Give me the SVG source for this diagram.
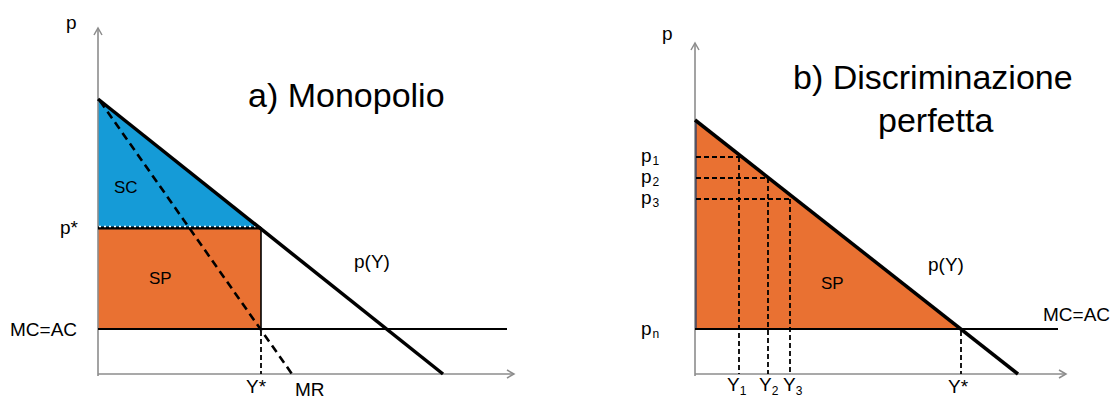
<svg xmlns="http://www.w3.org/2000/svg" width="1116" height="400" viewBox="0 0 1116 400">
<defs>
<marker id="ax" markerWidth="10" markerHeight="10" refX="8" refY="5" orient="auto" markerUnits="userSpaceOnUse">
<path d="M1,1 L8,5 L1,9" fill="none" stroke="#8c8c8c" stroke-width="1.5"/>
</marker>
</defs>
<style>
.axis{stroke:#8c8c8c;stroke-width:1.6;fill:none}
.dem{stroke:#000;stroke-width:3.5;fill:none;stroke-linecap:butt}
.mc{stroke:#000;stroke-width:1.8;fill:none}
.mr{stroke:#000;stroke-width:2.6;fill:none;stroke-dasharray:8,5}
.dsh{stroke:#000;stroke-width:1.8;fill:none;stroke-dasharray:5,3}
.lbl{font-family:"Liberation Sans",Arial,sans-serif;font-size:19px;fill:#000}
.sm{font-family:"Liberation Sans",Arial,sans-serif;font-size:17px;fill:#000}
.sub{font-size:12px}
.ttl{font-family:"Liberation Sans",Arial,sans-serif;font-size:34px;fill:#000}
</style>
<rect width="1116" height="400" fill="#fff"/>

<g id="panel-a">
<polygon id="sc-area" points="98,99 259,227 98,227" fill="#159bd7"/>
<rect id="sp-area-a" x="98" y="227" width="163" height="102" fill="#e97132"/>
<line class="axis" x1="98" y1="376" x2="98" y2="28" marker-end="url(#ax)"/>
<line class="axis" x1="98" y1="374" x2="514" y2="374" marker-end="url(#ax)"/>
<line x1="98" y1="228" x2="261" y2="228" stroke="#000" stroke-width="3"/>
<line x1="99" y1="226.5" x2="258" y2="226.5" stroke="#fff" stroke-width="1.4" stroke-dasharray="2,3"/>
<line x1="261" y1="227" x2="261" y2="329" stroke="#000" stroke-width="1.6"/>
<line class="mc" x1="98" y1="329" x2="507" y2="329"/>
<line class="mc" x1="98" y1="329" x2="261" y2="329" stroke-width="3"/>
<line class="dem" x1="98" y1="99" x2="443" y2="374"/>
<line class="mr" x1="100" y1="101" x2="292" y2="374"/>
<line class="dsh" x1="261" y1="331" x2="261" y2="374"/>
<text class="lbl" x="66" y="29">p</text>
<text class="lbl" x="60" y="234">p*</text>
<text class="lbl" x="10" y="336">MC=AC</text>
<text class="sm" x="114" y="193">SC</text>
<text class="sm" x="149" y="284">SP</text>
<text class="lbl" x="354" y="268">p(Y)</text>
<text class="lbl" x="246" y="393">Y*</text>
<text class="lbl" x="295" y="396">MR</text>
<text class="ttl" x="248" y="107">a) Monopolio</text>
</g>

<g id="panel-b">
<polygon id="sp-area-b" points="695,120 961,329 695,329" fill="#e97132"/>
<line class="axis" x1="695" y1="376" x2="695" y2="43" marker-end="url(#ax)"/>
<line x1="696" y1="122" x2="696" y2="329" stroke="#1f3864" stroke-width="1.2"/>
<line class="axis" x1="695" y1="374" x2="1066" y2="374" marker-end="url(#ax)"/>
<line class="mc" x1="695" y1="329" x2="1058" y2="329"/>
<line class="mc" x1="695" y1="329" x2="961" y2="329" stroke-width="3"/>
<line class="dem" x1="695" y1="120" x2="1018" y2="374"/>
<line class="dsh" x1="696" y1="157" x2="741" y2="157"/>
<line class="dsh" x1="696" y1="178" x2="768" y2="178"/>
<line class="dsh" x1="696" y1="199" x2="790" y2="199"/>
<line class="dsh" x1="739" y1="157" x2="739" y2="374"/>
<line class="dsh" x1="768" y1="178" x2="768" y2="374"/>
<line class="dsh" x1="790" y1="199" x2="790" y2="374"/>
<line class="dsh" x1="961" y1="331" x2="961" y2="374"/>
<text class="lbl" x="662" y="40">p</text>
<text class="lbl" x="641" y="162">p<tspan class="sub" dx="1" dy="3">1</tspan></text>
<text class="lbl" x="641" y="183">p<tspan class="sub" dx="1" dy="3">2</tspan></text>
<text class="lbl" x="641" y="204">p<tspan class="sub" dx="1" dy="3">3</tspan></text>
<text class="lbl" x="641" y="335">p<tspan class="sub" dx="1" dy="3" font-size="10">n</tspan></text>
<text class="lbl" x="727" y="391">Y<tspan class="sub" dy="4">1</tspan></text>
<text class="lbl" x="759" y="391">Y<tspan class="sub" dy="4">2</tspan></text>
<text class="lbl" x="783" y="391">Y<tspan class="sub" dy="4">3</tspan></text>
<text class="lbl" x="948" y="393">Y*</text>
<text class="sm" x="821" y="289">SP</text>
<text class="lbl" x="928" y="271">p(Y)</text>
<text class="lbl" x="1043" y="321">MC=AC</text>
<text class="ttl" x="793" y="89">b) Discriminazione</text>
<text class="ttl" x="878" y="132">perfetta</text>
</g>
</svg>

========

**Objective**
Transcribe all of the material exactly, leaving out whatever pictures it contains.

**Response below**
Give me the SVG source for this diagram.
<svg xmlns="http://www.w3.org/2000/svg" width="1116" height="400" viewBox="0 0 1116 400">
<defs>
<marker id="ax" markerWidth="10" markerHeight="10" refX="8" refY="5" orient="auto" markerUnits="userSpaceOnUse">
<path d="M1,1 L8,5 L1,9" fill="none" stroke="#8c8c8c" stroke-width="1.5"/>
</marker>
</defs>
<style>
.axis{stroke:#8c8c8c;stroke-width:1.6;fill:none}
.dem{stroke:#000;stroke-width:3.5;fill:none;stroke-linecap:butt}
.mc{stroke:#000;stroke-width:1.8;fill:none}
.mr{stroke:#000;stroke-width:2.6;fill:none;stroke-dasharray:8,5}
.dsh{stroke:#000;stroke-width:1.8;fill:none;stroke-dasharray:5,3}
.lbl{font-family:"Liberation Sans",Arial,sans-serif;font-size:19px;fill:#000}
.sm{font-family:"Liberation Sans",Arial,sans-serif;font-size:17px;fill:#000}
.sub{font-size:12px}
.ttl{font-family:"Liberation Sans",Arial,sans-serif;font-size:34px;fill:#000}
</style>
<rect width="1116" height="400" fill="#fff"/>

<g id="panel-a">
<polygon id="sc-area" points="98,99 259,227 98,227" fill="#159bd7"/>
<rect id="sp-area-a" x="98" y="227" width="163" height="102" fill="#e97132"/>
<line class="axis" x1="98" y1="376" x2="98" y2="28" marker-end="url(#ax)"/>
<line class="axis" x1="98" y1="374" x2="514" y2="374" marker-end="url(#ax)"/>
<line x1="98" y1="228" x2="261" y2="228" stroke="#000" stroke-width="3"/>
<line x1="99" y1="226.5" x2="258" y2="226.5" stroke="#fff" stroke-width="1.4" stroke-dasharray="2,3"/>
<line x1="261" y1="227" x2="261" y2="329" stroke="#000" stroke-width="1.6"/>
<line class="mc" x1="98" y1="329" x2="507" y2="329"/>
<line class="mc" x1="98" y1="329" x2="261" y2="329" stroke-width="3"/>
<line class="dem" x1="98" y1="99" x2="443" y2="374"/>
<line class="mr" x1="100" y1="101" x2="292" y2="374"/>
<line class="dsh" x1="261" y1="331" x2="261" y2="374"/>
<text class="lbl" x="66" y="29">p</text>
<text class="lbl" x="60" y="234">p*</text>
<text class="lbl" x="10" y="336">MC=AC</text>
<text class="sm" x="114" y="193">SC</text>
<text class="sm" x="149" y="284">SP</text>
<text class="lbl" x="354" y="268">p(Y)</text>
<text class="lbl" x="246" y="393">Y*</text>
<text class="lbl" x="295" y="396">MR</text>
<text class="ttl" x="248" y="107">a) Monopolio</text>
</g>

<g id="panel-b">
<polygon id="sp-area-b" points="695,120 961,329 695,329" fill="#e97132"/>
<line class="axis" x1="695" y1="376" x2="695" y2="43" marker-end="url(#ax)"/>
<line x1="696" y1="122" x2="696" y2="329" stroke="#1f3864" stroke-width="1.2"/>
<line class="axis" x1="695" y1="374" x2="1066" y2="374" marker-end="url(#ax)"/>
<line class="mc" x1="695" y1="329" x2="1058" y2="329"/>
<line class="mc" x1="695" y1="329" x2="961" y2="329" stroke-width="3"/>
<line class="dem" x1="695" y1="120" x2="1018" y2="374"/>
<line class="dsh" x1="696" y1="157" x2="741" y2="157"/>
<line class="dsh" x1="696" y1="178" x2="768" y2="178"/>
<line class="dsh" x1="696" y1="199" x2="790" y2="199"/>
<line class="dsh" x1="739" y1="157" x2="739" y2="374"/>
<line class="dsh" x1="768" y1="178" x2="768" y2="374"/>
<line class="dsh" x1="790" y1="199" x2="790" y2="374"/>
<line class="dsh" x1="961" y1="331" x2="961" y2="374"/>
<text class="lbl" x="662" y="40">p</text>
<text class="lbl" x="641" y="162">p<tspan class="sub" dx="1" dy="3">1</tspan></text>
<text class="lbl" x="641" y="183">p<tspan class="sub" dx="1" dy="3">2</tspan></text>
<text class="lbl" x="641" y="204">p<tspan class="sub" dx="1" dy="3">3</tspan></text>
<text class="lbl" x="641" y="335">p<tspan class="sub" dx="1" dy="3" font-size="10">n</tspan></text>
<text class="lbl" x="727" y="391">Y<tspan class="sub" dy="4">1</tspan></text>
<text class="lbl" x="759" y="391">Y<tspan class="sub" dy="4">2</tspan></text>
<text class="lbl" x="783" y="391">Y<tspan class="sub" dy="4">3</tspan></text>
<text class="lbl" x="948" y="393">Y*</text>
<text class="sm" x="821" y="289">SP</text>
<text class="lbl" x="928" y="271">p(Y)</text>
<text class="lbl" x="1043" y="321">MC=AC</text>
<text class="ttl" x="793" y="89">b) Discriminazione</text>
<text class="ttl" x="878" y="132">perfetta</text>
</g>
</svg>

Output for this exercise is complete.